New research finds climate change is 'evident' in Ireland's weather records

Average temperatures and rainfall intensity have increased over decades, researchers at Maynooth University have found.

NEW RESEARCH HAS documented how average temperatures have risen in Ireland over the last 170 years since modern records began.

Researchers at Maynooth University analysed Irish temperature and rainfall records and identified “clear evidence” that human activities are changing Ireland’s climate.

The study found that the island of Ireland is warming at a rate of 0.88 degrees Celsius for every one degree increase in global temperature, with annual temperatures now in territory that is “unfamiliar” relative to early industrial climate.

Scientists expect that long-term increases in averages temperatures by a margin of just a couple of degrees will be enough to cause devastating impacts, which some parts of the world are already experiencing more acutely than others.

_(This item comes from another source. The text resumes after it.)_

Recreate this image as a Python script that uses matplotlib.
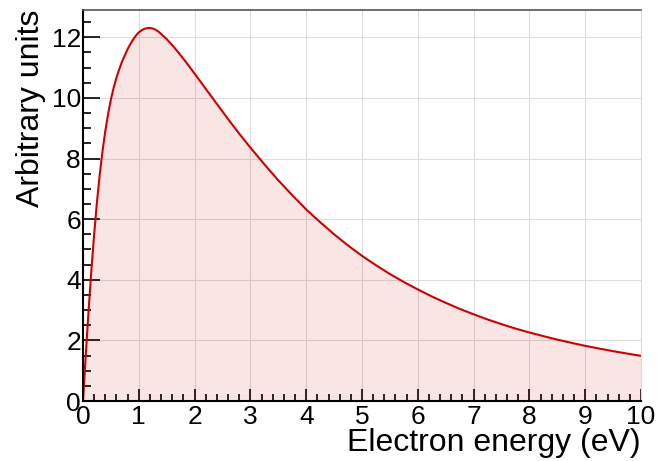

Additionally, on average, rainfall intensity in Ireland is increasing at a rate of 8.2% per degree of global warming, the Maynooth research found.

Many weather stations across the country have experienced substantial increases in winter rainfall per degree of global warming.

The study noted that the increase in rainfall as temperatures rise indicates a “heightened flood risk with continued warming”.

Of the 30 rainfall stations that were analysed, one-third showed increases in rainfall intensity (heavy rainfall that can cause surface flooding, particularly in urban areas) and were ‘unusual’ relative to early industrial climate.

Professor Conor Murphy of Maynooth University’s Irish Climate Analysis and Research Units (Icarus) said the findings show that “human driven climate change is now discernible in Irish weather records”.

“Of the 903 climate indicators we analysed across the study, 37% show the emergence of conditions we would consider at least ‘unusual’ relative to early industrial or natural climate,” Professor Murphy explained.

“These results clearly tell us that adaptation to the impacts of climate change needs to be given greater emphasis in national and local climate policy.

Climate change is here, and it is evident in our weather observations.

“It also gives us a new tool that allows local scale changes in climate to be scaled to global mean surface temperature, providing insight into how past, and importantly future changes, at the global scale relate to Ireland,” he said.

Earlier this year, analysis by Met Éireann found Ireland’s average temperatures were higher between 1991 and 2020 than they were in the previous 30-year period of 1961 and 1990.